Second, to narrow the scope of possible conflict between the branches, courts should insist on a subpoena no broader than reasonably necessary to support Congress’s legislative objective. The specificity of the subpoena’s request “serves as an important safeguard against unnecessary intrusion into the operation of the Office of the President.” Cheney, 542 U. S., at 387.
**Third, courts should be attentive to the nature of the evidence offered by Congress to establish that a subpoena advances a valid legislative purpose. The more detailed and substantial the evidence of Congress’s legislative purpose, the better. See Watkins, 354 U. S., at 201, 205 (preferring such evidence over “vague” and “loosely worded” evidence of Congress’s purpose). That is particularly true when Congress contemplates legislation that raises sensitive constitutional issues, such as legislation concerning the Presidency. In such cases, it is “impossible” to conclude that a subpoena is designed to advance a valid legislative purpose unless Congress adequately identifies its aims and explains why the President’s information will advance its consideration of the possible legislation. Id., at 205–206, 214–215. **
Fourth, courts should be careful to assess the burdens imposed on the President by a subpoena. We have held that burdens on the President’s time and attention stemming from judicial process and litigation, without more, generally do not cross constitutional lines. See Vance, ante, at 12–14; Clinton, 520 U. S., at 704–705. But burdens imposed by a congressional subpoena should be carefully scrutinized, for they stem from a rival political branch that has an ongoing relationship with the President and incentives to use s-poenas for institutional advantage."
(bolded text is from the opinion, and is the court’s “test”). Not a lot of soaring rhetoric there, just the kind of thing that any decent lawyer would have anticipated, and built a record of. Court lays out a test to judge the issue. The problem is that the Lower Court did not address some/all of these issue, and/or Letter did not address how each of the potentially relevant factors applied to this case in his brief.
So while no Trump’s taxes, I have to say, that they fault of this is the democratic appointed house counsel and whomever is directing him. Part of the problem is a series of committee chairs who are (a) not lawyers (or at least not real lawyers), and (b) sort of old school pols. People like Jerry Nadler, Richard Neil, Elliot Engel, are just not capable of doing the kind of detailed work that say Adam Schiff did in the impeachment. And the result is a hash like what they put before the supreme court.
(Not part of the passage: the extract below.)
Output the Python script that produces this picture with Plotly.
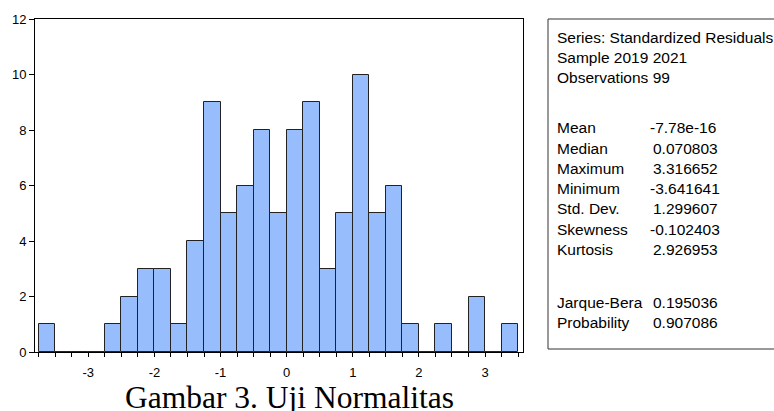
import plotly.graph_objects as go

bin_width = 0.25
bin_start = -3.75
counts = [1, 0, 0, 0, 1, 2, 3, 3, 1, 4, 9, 5, 6, 8, 5, 8, 9, 3, 5, 10, 5, 6, 1, 0, 1, 0, 2, 0, 1]
x_major = [-3, -2, -1, 0, 1, 2, 3]
y_ticks = [0, 2, 4, 6, 8, 10, 12]

header_lines = ["Series: Standardized Residuals", "Sample 2019 2021", "Observations 99"]
stat_names = ["Mean", "Median", "Maximum", "Minimum", "Std. Dev.", "Skewness", "Kurtosis"]
stat_values = ["-7.78e-16", "0.070803", "3.316652", "-3.641641", "1.299607", "-0.102403", "2.926953"]
test_names = ["Jarque-Bera", "Probability"]
test_values = ["0.195036", "0.907086"]
caption = "Gambar 3. Uji Normalitas"

W, H = 774, 411
edges = [bin_start + i * bin_width for i in range(len(counts) + 1)]
centers = [bin_start + (i + 0.5) * bin_width for i in range(len(counts))]

fig = go.Figure()
fig.add_trace(go.Bar(
    x=centers, y=counts, width=bin_width,
    marker=dict(color="#97BDFD", line=dict(color="#222222", width=1)),
    hoverinfo="x+y",
))

tick_text = [("%d" % round(e)) if abs(e - round(e)) < 1e-9 else "" for e in edges]

fig.update_layout(
    width=W, height=H, autosize=False,
    margin=dict(l=0, r=0, t=0, b=0, pad=0, autoexpand=False),
    paper_bgcolor="white", plot_bgcolor="white",
    showlegend=False,
    bargap=0,
    font=dict(family="Liberation Sans, Arial, sans-serif", color="black", size=13),
    xaxis=dict(
        domain=[35 / W, 523 / W],
        range=[-3.806, 3.574],
        tickvals=edges, ticktext=tick_text,
        ticks="outside", ticklen=4, tickcolor="black", tickwidth=1,
        showline=True, linecolor="black", linewidth=1, mirror=True,
        showgrid=False, zeroline=False, automargin=False,
        ticklabelstandoff=4,
        tickfont=dict(size=13),
    ),
    yaxis=dict(
        domain=[(H - 352) / H, (H - 19) / H],
        range=[0, 12],
        tickvals=y_ticks,
        ticks="outside", ticklen=5, tickcolor="black", tickwidth=1,
        showline=True, linecolor="black", linewidth=1, mirror=True,
        showgrid=False, zeroline=False, automargin=False,
        tickfont=dict(size=13),
    ),
)

# stats box
fig.add_shape(type="rect", xref="paper", yref="paper",
              x0=548 / W, x1=790 / W, y0=(H - 349) / H, y1=(H - 19) / H,
              line=dict(color="#333333", width=1), fillcolor="rgba(0,0,0,0)")

FS = 15.5

def add_text(txt, px, py, size=FS):
    fig.add_annotation(text=txt, xref="paper", yref="paper",
                       x=px / W, y=(H - py) / H, xanchor="left", yanchor="middle",
                       showarrow=False, font=dict(size=size, color="black",
                       family="Liberation Sans, Arial, sans-serif"))

for i, t in enumerate(header_lines):
    add_text(t, 555, 37 + 20 * i)
for i, (n, v) in enumerate(zip(stat_names, stat_values)):
    py = 128 + 20.2 * i
    add_text(n, 555, py)
    add_text(v, 648 if v.startswith("-") else 651, py)
for i, (n, v) in enumerate(zip(test_names, test_values)):
    py = 302 + 20 * i
    add_text(n, 555, py)
    add_text(v, 648 if v.startswith("-") else 651, py)

fig.add_annotation(text=caption, xref="paper", yref="paper",
                   x=289 / W, y=(H - 397) / H, xanchor="center", yanchor="middle",
                   showarrow=False,
                   font=dict(size=31.5, color="black", family="Liberation Serif, Times New Roman, serif"))

fig.write_html("out.html",
               config={"responsive": False, "displayModeBar": False},
               post_script="document.body.style.margin='0';document.body.style.overflow='hidden';document.documentElement.style.overflow='hidden';")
Put another way, this was not something that the conservative supreme court was going to fix for the democrats.
There is an old saying that “hard cases make bad laws” and unfortunately, the democrats made this a hard case given how they litigated it, and had the Court just given the House untrammeled power to investigate, well the republican controlled senate or house of the future would have used that power to try to do in a democratic president. And given that Republicans are more likely to abuse the power, it is probably good long term that the Supreme Court set down a test and some limits.